A atitude de Janot, inesperada, acelerou a formação de um amplo e pluripartidário consórcio de investigados, aliados e parlamentares ciosos da separação entre os Poderes. O objetivo é blindar os alvos – que podem incluir até parlamentares do PSB, PSDB e DEM. Em momentos assim, o corporativismo dos políticos fala alto. A repercussão deixou Janot apreensivo. Na sexta-feira, dia 10, ele deu suas primeiras declarações públicas sobre o episódio. Disse não ter “transgressores preferidos”.

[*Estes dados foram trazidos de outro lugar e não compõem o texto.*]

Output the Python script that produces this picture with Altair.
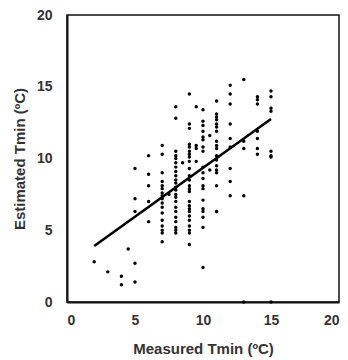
import altair as alt
import pandas as pd

# Scatter points, grouped by measured Tmin (x column)
cols = {
    2: [2.8],
    3: [2.1],
    4: [1.8, 1.2],
    4.5: [3.7],
    5: [9.3, 7.2, 6.3, 2.7, 1.4],
    6: [10.2, 8.9, 8.1, 7.0, 5.6],
    7: [10.9, 10.3, 9.0, 8.4, 8.1, 7.9, 7.6, 7.4, 7.2, 6.9, 6.6, 6.2, 5.7, 5.3, 5.0, 4.8, 4.2],
    7.5: [7.5],
    8: [13.6, 12.8, 10.5, 10.2, 10.0, 9.7, 9.4, 9.1, 8.8, 8.5, 8.3, 8.0, 7.8, 7.5, 7.3, 7.0,
        6.6, 6.3, 5.9, 5.6, 5.2, 5.0, 4.8],
    8.5: [9.7],
    9: [14.5, 12.4, 12.1, 11.0, 10.8, 10.5, 10.3, 10.1, 9.8, 9.3, 8.8, 8.5, 8.1, 7.9, 7.7,
        7.0, 6.7, 6.5, 6.3, 6.0, 5.7, 5.3, 5.0, 4.8, 4.0],
    9.5: [13.6, 10.9, 10.7, 9.8],
    10: [13.4, 12.6, 12.3, 11.9, 11.5, 11.3, 10.8, 10.5, 9.4, 9.0, 8.6, 8.1, 7.9, 7.1, 6.5,
         6.3, 5.9, 5.2, 2.4],
    10.5: [11.6, 9.2],
    11: [14.0, 13.1, 12.9, 12.7, 12.4, 12.2, 11.9, 11.2, 10.9, 10.7, 10.2, 9.9, 9.5, 9.2,
         9.0, 8.1, 6.3],
    12: [15.1, 14.5, 13.8, 12.4, 11.4, 10.8, 9.3, 8.4, 7.4],
    13: [15.5, 11.2, 10.7, 7.4, 0.0],
    14: [14.3, 14.1, 13.8, 11.9, 11.4, 10.7, 10.3],
    15: [14.7, 14.3, 13.5, 13.3, 10.5, 10.2, 10.1, 0.0],
}

measured = []
estimated = []
for xv, ys in cols.items():
    for yv in ys:
        measured.append(xv)
        estimated.append(yv)

# Fitted line end points
line_x = [2, 15]
line_y = [3.9, 12.75]

pts = pd.DataFrame({"measured": measured, "estimated": estimated})
ln = pd.DataFrame({"measured": line_x, "estimated": line_y})

text_color = "#333333"
font = "Liberation Sans"

xscale = alt.Scale(domain=[0, 20], nice=False, zero=False)
yscale = alt.Scale(domain=[0, 20], nice=False, zero=False)

xaxis = alt.Axis(values=[0, 5, 10, 15, 20], ticks=False, grid=False, labelPadding=11,
                 title="Measured Tmin (ºC)", titlePadding=14)
yaxis = alt.Axis(values=[0, 5, 10, 15, 20], ticks=False, grid=False, labelPadding=15,
                 title="Estimated Tmin (ºC)", titlePadding=9)

points = alt.Chart(pts).mark_circle(color="black", size=12, opacity=1).encode(
    x=alt.X("measured:Q", scale=xscale, axis=xaxis),
    y=alt.Y("estimated:Q", scale=yscale, axis=yaxis),
)

line = alt.Chart(ln).mark_line(color="black", strokeWidth=2.6).encode(
    x=alt.X("measured:Q", scale=xscale),
    y=alt.Y("estimated:Q", scale=yscale),
)

chart = (points + line).properties(
    width=272,
    height=287,
    autosize=alt.AutoSizeParams(type="none"),
    padding={"left": 67, "top": 15, "right": 9, "bottom": 58},
).configure_view(
    stroke="#111111", strokeWidth=1.5
).configure_axis(
    domainColor="#111111", domainWidth=2,
    labelFont=font, labelFontSize=14, labelFontWeight="bold", labelColor=text_color,
    titleFont=font, titleFontSize=15, titleFontWeight="bold", titleColor=text_color,
)

chart.save("out.html", embed_options={"renderer": "svg", "actions": False})
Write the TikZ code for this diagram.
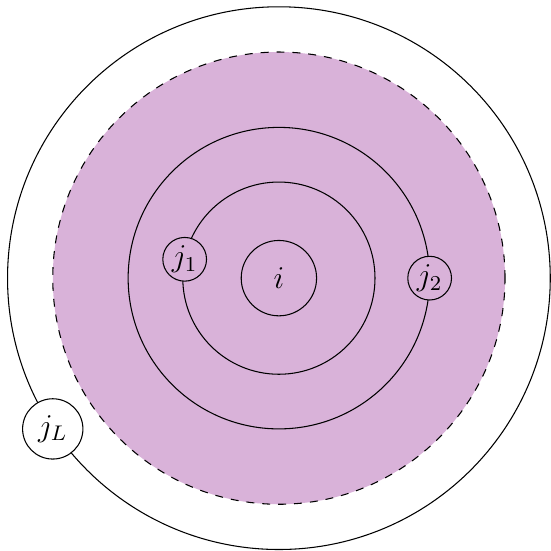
\documentclass[tikz,border=0pt]{standalone}
\usepackage{xcolor}
\begin{document}
\begin{tikzpicture}[
  every node/.style={font=\large},
  ringline/.style={draw=black, line width=0.4pt},
  jnode/.style={circle, draw=black, line width=0.4pt, inner sep=0pt, minimum size=0.58cm, fill=violet!30},
  jLnode/.style={circle, draw=black, line width=0.4pt, inner sep=0pt, minimum size=0.8cm, fill=white}
]
\useasboundingbox (-3.70,-3.61) rectangle (3.61,3.69);
\fill[violet!30] (0,0) circle [radius=3];
\draw[dashed] (0,0) circle [radius=3];
\draw[ringline] (0,0) circle [radius=3.6];
\draw[ringline] (0,0) circle [radius=2];
\draw[ringline] (0,0) circle [radius=1.275];
\node[circle, draw=black, line width=0.4pt, minimum size=1cm, inner sep=0pt] (i) at (0,0) {$i$};
\node[jnode] (j1) at (-1.25,0.25) {$j_1$};
\node[jnode] (j2) at (2,0) {$j_2$};
\node[jLnode] (jL) at (-3,-2) {$j_L$};
\end{tikzpicture}
\end{document}
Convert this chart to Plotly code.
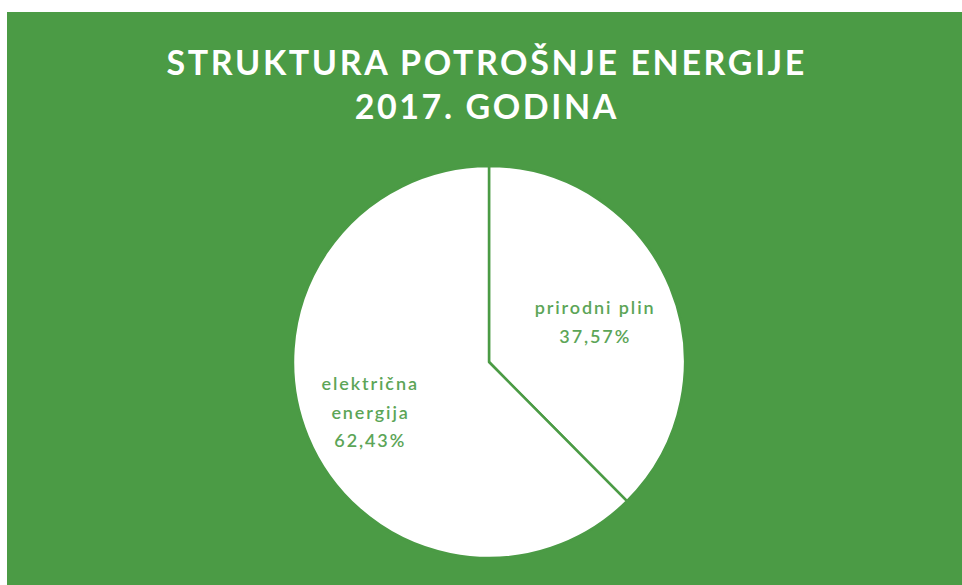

O ineditismo da medida de Janot pode ter um efeito bumerangue. Além da reação corporativa dos senadores, da irritação de Teori e de dúvidas sobre a adequação das provas reunidas, a preocupação é que a medida anestesie a Lava Jato no Supremo por um bom período. “O que preocupa Renan é a instabilidade que isso pode causar no Congresso, num momento em que dois chefes de poder estão afastados”, diz um interlocutor do presidente do Senado. Renan não acha que mereceria a misericórdia de Teori, mas está seguro de que, hoje, um pedido de prisão em seu nome não tem chances de ser aprovado no Senado, como aconteceu no caso do petista Delcídio do Amaral. Senadores de 11 partidos, ouvidos por ÉPOCA, concordam. “Hoje não há a menor condição”, diz um senador do PSDB. “Só se houver algum fato novo que torne a permanência do Renan insustentável.” Para os aliados de Michel Temer, a saída do presidente do Senado e de Romero Jucá complicaria o xadrez da votação do impeachment, colocando ainda mais pressão sobre o governo. “Dois potenciais votos a favor do impeachment estariam perdidos”, diz um aliado. Na PGR, a convicção é grande de que há elementos descritivos e probatórios suficientes para embasar as medidas cautelares requisitadas. O que Janot tem nas mãos é mais do que já foi divulgado – e a expectativa do que ele pode saber a mais deixa o mundo político numa dolorosa expectativa.